--- BEGIN Task data ---

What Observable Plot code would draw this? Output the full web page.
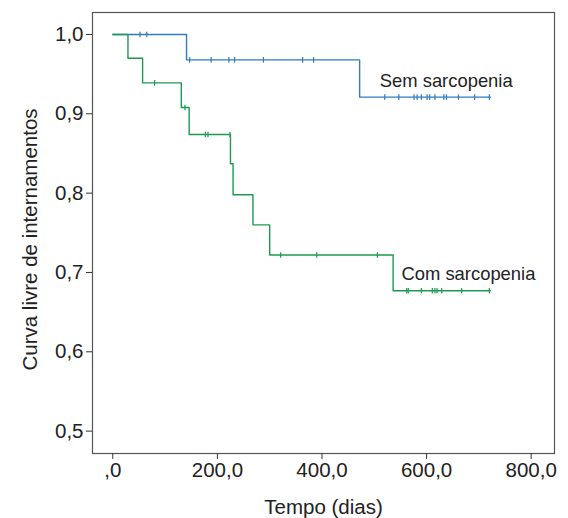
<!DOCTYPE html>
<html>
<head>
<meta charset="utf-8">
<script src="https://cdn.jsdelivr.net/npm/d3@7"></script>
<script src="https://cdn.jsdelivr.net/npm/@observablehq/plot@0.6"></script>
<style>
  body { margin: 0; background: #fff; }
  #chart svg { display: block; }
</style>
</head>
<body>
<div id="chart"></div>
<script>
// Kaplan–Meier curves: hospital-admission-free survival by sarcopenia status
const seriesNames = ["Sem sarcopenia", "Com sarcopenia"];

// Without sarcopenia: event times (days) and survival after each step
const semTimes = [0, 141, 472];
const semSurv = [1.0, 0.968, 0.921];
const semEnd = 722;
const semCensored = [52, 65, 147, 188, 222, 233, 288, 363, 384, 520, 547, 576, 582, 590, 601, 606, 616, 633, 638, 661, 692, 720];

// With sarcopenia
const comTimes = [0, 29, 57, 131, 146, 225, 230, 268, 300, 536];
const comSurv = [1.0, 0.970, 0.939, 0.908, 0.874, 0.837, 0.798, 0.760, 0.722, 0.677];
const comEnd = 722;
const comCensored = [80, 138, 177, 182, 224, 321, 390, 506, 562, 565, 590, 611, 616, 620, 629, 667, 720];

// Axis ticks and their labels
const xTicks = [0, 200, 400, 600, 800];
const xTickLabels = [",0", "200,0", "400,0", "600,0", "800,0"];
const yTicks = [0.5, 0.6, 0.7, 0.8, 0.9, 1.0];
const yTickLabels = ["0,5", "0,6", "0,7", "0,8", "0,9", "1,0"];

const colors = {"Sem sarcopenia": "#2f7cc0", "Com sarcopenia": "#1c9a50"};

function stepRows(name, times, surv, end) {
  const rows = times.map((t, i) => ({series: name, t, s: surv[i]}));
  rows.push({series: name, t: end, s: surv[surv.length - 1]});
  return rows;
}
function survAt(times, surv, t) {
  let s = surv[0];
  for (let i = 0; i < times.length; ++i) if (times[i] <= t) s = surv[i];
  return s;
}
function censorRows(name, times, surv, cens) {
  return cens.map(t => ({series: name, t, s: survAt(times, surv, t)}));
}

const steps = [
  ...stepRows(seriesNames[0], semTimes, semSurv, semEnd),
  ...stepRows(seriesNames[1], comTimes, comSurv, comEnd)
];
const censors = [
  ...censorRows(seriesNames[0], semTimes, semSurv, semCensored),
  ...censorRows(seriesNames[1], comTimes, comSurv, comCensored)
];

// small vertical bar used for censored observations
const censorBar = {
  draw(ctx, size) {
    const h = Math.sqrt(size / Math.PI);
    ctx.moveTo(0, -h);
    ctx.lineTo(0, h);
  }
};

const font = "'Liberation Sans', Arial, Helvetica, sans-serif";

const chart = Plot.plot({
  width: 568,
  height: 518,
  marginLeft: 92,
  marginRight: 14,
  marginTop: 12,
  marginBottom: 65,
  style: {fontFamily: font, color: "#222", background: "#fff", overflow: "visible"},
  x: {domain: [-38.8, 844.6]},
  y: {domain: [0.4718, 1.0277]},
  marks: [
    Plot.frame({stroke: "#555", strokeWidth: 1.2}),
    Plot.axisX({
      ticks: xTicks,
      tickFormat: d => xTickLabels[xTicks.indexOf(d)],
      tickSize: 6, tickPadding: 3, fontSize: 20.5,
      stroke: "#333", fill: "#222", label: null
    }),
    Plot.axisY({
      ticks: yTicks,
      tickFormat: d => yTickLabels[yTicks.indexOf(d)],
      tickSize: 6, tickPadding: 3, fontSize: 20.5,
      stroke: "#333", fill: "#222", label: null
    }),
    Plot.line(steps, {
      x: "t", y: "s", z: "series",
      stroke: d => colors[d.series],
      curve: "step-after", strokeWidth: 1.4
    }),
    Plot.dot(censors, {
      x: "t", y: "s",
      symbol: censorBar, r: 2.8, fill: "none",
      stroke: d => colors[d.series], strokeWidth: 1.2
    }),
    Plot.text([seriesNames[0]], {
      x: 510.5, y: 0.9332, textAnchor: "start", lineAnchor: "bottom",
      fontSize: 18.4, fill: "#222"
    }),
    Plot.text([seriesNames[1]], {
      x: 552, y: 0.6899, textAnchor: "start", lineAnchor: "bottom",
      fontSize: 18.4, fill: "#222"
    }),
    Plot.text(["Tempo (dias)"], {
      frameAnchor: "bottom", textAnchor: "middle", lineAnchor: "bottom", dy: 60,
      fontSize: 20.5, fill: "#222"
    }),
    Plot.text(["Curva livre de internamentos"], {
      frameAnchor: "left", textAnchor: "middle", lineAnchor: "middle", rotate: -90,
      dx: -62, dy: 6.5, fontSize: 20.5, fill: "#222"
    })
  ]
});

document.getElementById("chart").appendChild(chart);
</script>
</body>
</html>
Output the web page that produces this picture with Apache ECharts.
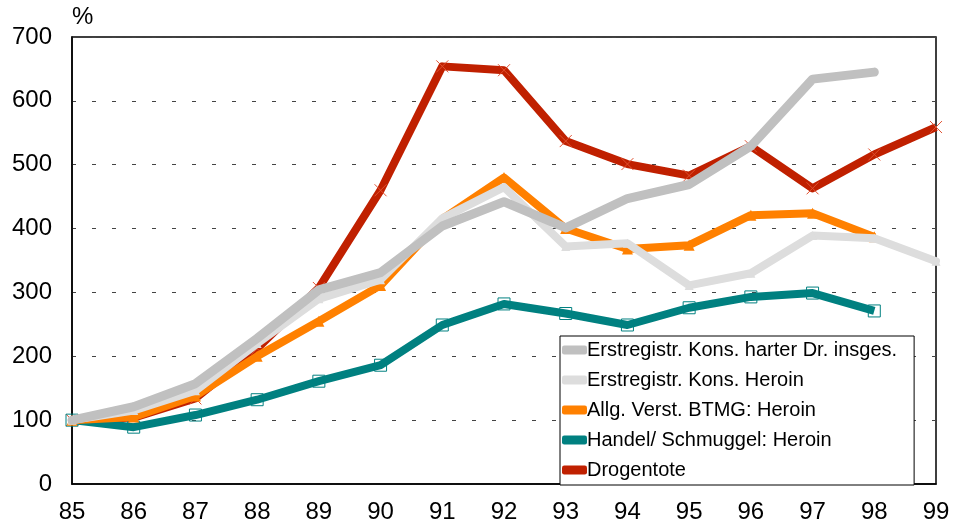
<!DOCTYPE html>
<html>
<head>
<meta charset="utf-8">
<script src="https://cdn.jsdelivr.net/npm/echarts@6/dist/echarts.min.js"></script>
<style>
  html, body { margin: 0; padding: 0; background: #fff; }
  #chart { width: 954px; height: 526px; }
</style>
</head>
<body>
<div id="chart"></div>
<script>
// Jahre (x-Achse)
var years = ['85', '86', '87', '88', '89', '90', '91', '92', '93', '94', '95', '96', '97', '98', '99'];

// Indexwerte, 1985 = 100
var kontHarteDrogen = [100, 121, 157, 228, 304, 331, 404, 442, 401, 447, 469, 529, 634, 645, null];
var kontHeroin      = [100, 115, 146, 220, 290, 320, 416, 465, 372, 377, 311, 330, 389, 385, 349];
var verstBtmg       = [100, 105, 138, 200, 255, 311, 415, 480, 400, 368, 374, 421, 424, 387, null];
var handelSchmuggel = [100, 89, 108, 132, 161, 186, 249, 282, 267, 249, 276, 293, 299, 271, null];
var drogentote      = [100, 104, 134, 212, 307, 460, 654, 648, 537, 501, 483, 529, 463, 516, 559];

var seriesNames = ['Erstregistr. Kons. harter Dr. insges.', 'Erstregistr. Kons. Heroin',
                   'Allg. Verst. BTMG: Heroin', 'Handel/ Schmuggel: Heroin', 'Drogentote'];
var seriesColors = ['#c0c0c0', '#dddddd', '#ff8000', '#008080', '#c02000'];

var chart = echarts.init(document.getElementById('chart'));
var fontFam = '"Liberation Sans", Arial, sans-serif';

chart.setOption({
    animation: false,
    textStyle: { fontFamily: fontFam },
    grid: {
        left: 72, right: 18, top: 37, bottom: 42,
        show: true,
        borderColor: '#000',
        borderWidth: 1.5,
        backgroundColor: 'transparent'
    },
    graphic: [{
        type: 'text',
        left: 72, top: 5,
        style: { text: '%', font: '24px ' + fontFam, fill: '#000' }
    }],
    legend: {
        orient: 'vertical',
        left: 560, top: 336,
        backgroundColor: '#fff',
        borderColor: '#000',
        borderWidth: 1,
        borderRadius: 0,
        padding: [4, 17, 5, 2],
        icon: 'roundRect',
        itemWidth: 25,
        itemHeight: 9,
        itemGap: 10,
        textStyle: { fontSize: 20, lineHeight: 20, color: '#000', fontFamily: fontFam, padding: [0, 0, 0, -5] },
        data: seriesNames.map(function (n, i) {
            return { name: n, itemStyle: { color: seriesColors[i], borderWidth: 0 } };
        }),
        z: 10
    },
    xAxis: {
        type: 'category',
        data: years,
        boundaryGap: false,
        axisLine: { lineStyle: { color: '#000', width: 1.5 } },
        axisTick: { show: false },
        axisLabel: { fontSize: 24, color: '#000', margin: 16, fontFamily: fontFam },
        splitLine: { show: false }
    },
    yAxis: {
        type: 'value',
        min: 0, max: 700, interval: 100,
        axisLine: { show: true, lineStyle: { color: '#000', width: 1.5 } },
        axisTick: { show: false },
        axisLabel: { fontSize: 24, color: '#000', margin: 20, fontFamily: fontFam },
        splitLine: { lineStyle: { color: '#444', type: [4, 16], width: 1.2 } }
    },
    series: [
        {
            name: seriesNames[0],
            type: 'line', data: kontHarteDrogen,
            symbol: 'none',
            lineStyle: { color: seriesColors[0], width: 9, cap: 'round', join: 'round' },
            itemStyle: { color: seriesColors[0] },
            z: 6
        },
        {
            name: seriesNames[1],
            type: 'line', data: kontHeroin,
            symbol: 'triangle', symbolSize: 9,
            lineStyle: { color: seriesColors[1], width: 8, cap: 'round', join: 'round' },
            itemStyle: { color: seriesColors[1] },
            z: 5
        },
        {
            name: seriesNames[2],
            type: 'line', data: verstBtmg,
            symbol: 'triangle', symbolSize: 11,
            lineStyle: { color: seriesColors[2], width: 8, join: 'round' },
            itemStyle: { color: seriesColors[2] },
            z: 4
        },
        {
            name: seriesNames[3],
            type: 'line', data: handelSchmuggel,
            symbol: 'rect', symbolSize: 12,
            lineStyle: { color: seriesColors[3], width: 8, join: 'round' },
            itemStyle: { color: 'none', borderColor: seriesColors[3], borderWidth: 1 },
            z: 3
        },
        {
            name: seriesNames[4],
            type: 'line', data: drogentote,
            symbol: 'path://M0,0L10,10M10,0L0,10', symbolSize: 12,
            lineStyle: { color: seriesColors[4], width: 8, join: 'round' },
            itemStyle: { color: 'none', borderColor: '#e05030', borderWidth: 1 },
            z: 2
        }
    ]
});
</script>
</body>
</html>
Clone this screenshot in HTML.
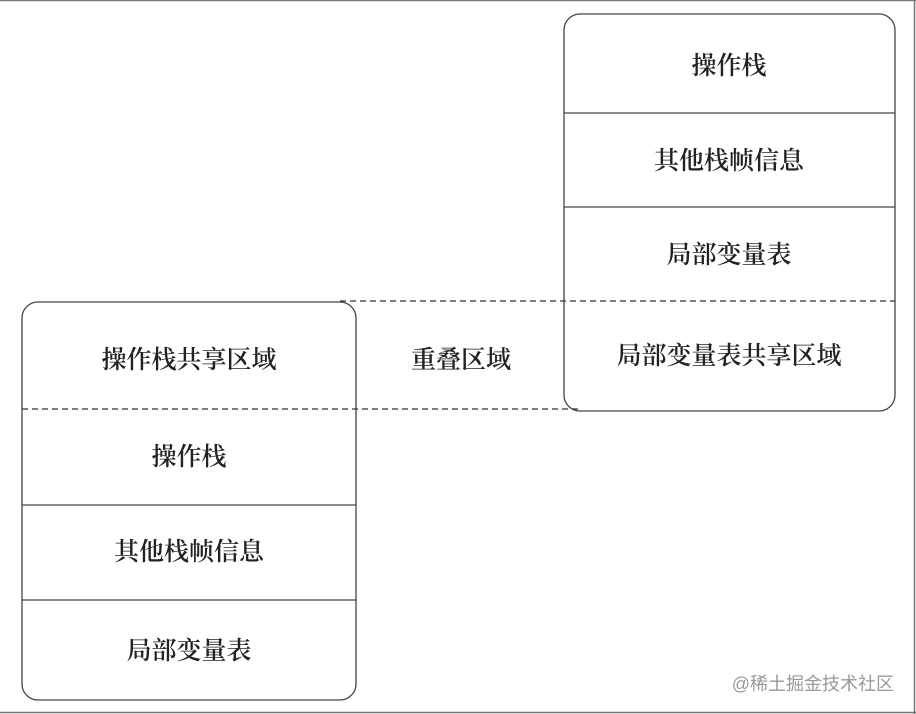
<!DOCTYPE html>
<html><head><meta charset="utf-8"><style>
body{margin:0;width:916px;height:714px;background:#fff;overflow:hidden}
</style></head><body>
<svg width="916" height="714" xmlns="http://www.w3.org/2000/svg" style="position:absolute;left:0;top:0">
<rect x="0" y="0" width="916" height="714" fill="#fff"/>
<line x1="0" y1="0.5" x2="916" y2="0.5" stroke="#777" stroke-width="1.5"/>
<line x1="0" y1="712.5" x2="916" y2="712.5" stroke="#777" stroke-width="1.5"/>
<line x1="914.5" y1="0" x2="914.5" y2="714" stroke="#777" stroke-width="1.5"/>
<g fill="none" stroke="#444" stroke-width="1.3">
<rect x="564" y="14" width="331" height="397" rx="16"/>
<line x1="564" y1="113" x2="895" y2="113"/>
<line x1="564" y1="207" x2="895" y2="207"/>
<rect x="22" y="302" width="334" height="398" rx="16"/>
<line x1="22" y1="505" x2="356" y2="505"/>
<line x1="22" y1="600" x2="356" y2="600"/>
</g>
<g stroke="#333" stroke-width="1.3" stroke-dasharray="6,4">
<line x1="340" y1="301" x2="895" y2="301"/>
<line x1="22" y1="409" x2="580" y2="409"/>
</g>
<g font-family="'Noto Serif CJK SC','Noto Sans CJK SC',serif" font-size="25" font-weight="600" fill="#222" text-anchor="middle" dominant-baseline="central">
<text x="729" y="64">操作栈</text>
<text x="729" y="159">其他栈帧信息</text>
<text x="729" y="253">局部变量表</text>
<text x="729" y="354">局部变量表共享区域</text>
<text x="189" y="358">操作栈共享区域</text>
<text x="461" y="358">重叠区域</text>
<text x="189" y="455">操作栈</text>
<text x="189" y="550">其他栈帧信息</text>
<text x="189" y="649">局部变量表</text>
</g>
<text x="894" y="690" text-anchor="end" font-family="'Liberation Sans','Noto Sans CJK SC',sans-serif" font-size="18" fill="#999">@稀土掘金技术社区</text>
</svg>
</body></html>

--- END Task data ---

■ **Your goal**
Using the data above, extract exactly the lines from the one containing "Output the web" through the one containing "463, 516, 559];". Pictures are left out.

■ **Solved problem**
Output the web page that produces this picture with Apache ECharts.
<!DOCTYPE html>
<html>
<head>
<meta charset="utf-8">
<script src="https://cdn.jsdelivr.net/npm/echarts@6/dist/echarts.min.js"></script>
<style>
  html, body { margin: 0; padding: 0; background: #fff; }
  #chart { width: 954px; height: 526px; }
</style>
</head>
<body>
<div id="chart"></div>
<script>
// Jahre (x-Achse)
var years = ['85', '86', '87', '88', '89', '90', '91', '92', '93', '94', '95', '96', '97', '98', '99'];

// Indexwerte, 1985 = 100
var kontHarteDrogen = [100, 121, 157, 228, 304, 331, 404, 442, 401, 447, 469, 529, 634, 645, null];
var kontHeroin      = [100, 115, 146, 220, 290, 320, 416, 465, 372, 377, 311, 330, 389, 385, 349];
var verstBtmg       = [100, 105, 138, 200, 255, 311, 415, 480, 400, 368, 374, 421, 424, 387, null];
var handelSchmuggel = [100, 89, 108, 132, 161, 186, 249, 282, 267, 249, 276, 293, 299, 271, null];
var drogentote      = [100, 104, 134, 212, 307, 460, 654, 648, 537, 501, 483, 529, 463, 516, 559];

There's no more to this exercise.